En résumé, le contrôle de la décision par une famille est le critère nécessaire à lui seul pour qualifier l’entreprise de familiale. Pour reprendre deux des trois dimensions du contrôle décrites par Allouche et ali. (2007), nous pouvons dire que le pouvoir d’influence détenu par la famille et l’exercice effectif de la direction permettent d’identifier une entreprise familiale. Notons, en outre, la nécessaire stabilité de ce contrôle sur une certaine période. Toutefois, si l’intention de transmission ou l’occurrence effective de cette transmission peuvent informer sur la stabilité du contrôle, le critère de la transmission n’est à pas notre avis indispensable. En effet, on peut inclure dans l’ensemble des « entreprises familiales », l’entreprise personnelle dans laquelle le dirigeant-fondateur agit dans l’intérêt de sa famille, et lorsque ses décisions et actions représentent celles de sa famille ayant un droit de regard, et cela même si aucune intention de transmission intrafamiliale n’existe. A contrario, un entrepreneur individuel agissant pour son compte, et sans l’implication ni, au moins, le regard de sa famille, ne devrait, et ne chercherait pas, à qualifier son entreprise de « familiale » (Gattaz, 2001).

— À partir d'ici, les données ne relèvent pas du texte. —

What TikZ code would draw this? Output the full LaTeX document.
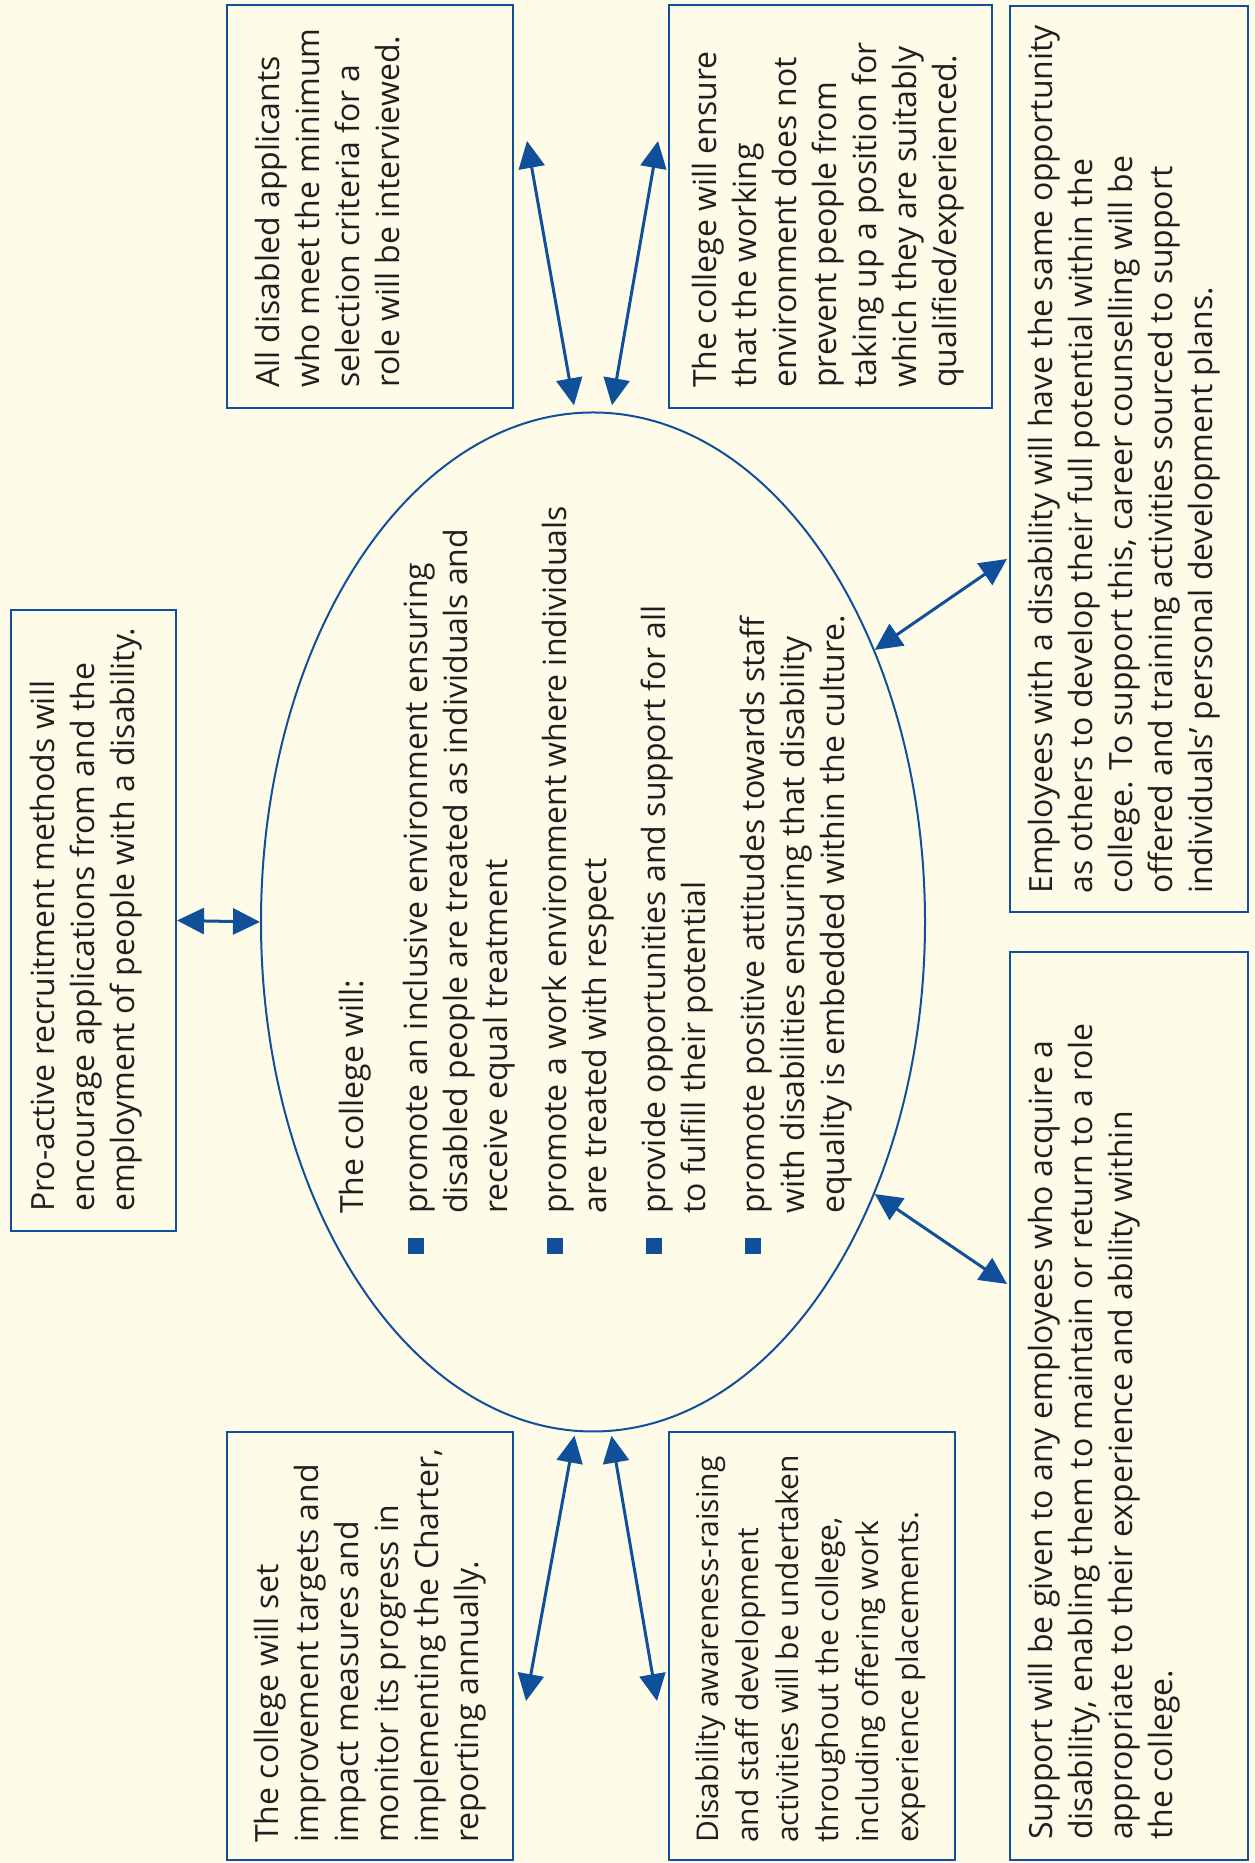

Enfin, notons qu’il n’est pas nécessaire d’assurer une implication patrimoniale forte, c’est-à-dire la détention de la majorité des capitaux propres afin de s’accaparer du pouvoir d’influence au sein de l’entreprise. Si l’on exclut les possibilités de soutiens durables ou d’ententes avec des partenaires financiers, le contrôle d’une faible part du capital peut, par le biais de la multiplication du pouvoir via les structures de groupe, garantir une influence significative sur la stratégie. A la limite, dans certaines situations, la détention d’une minorité de blocage pourrait garantir un contrôle direct sur l’entreprise.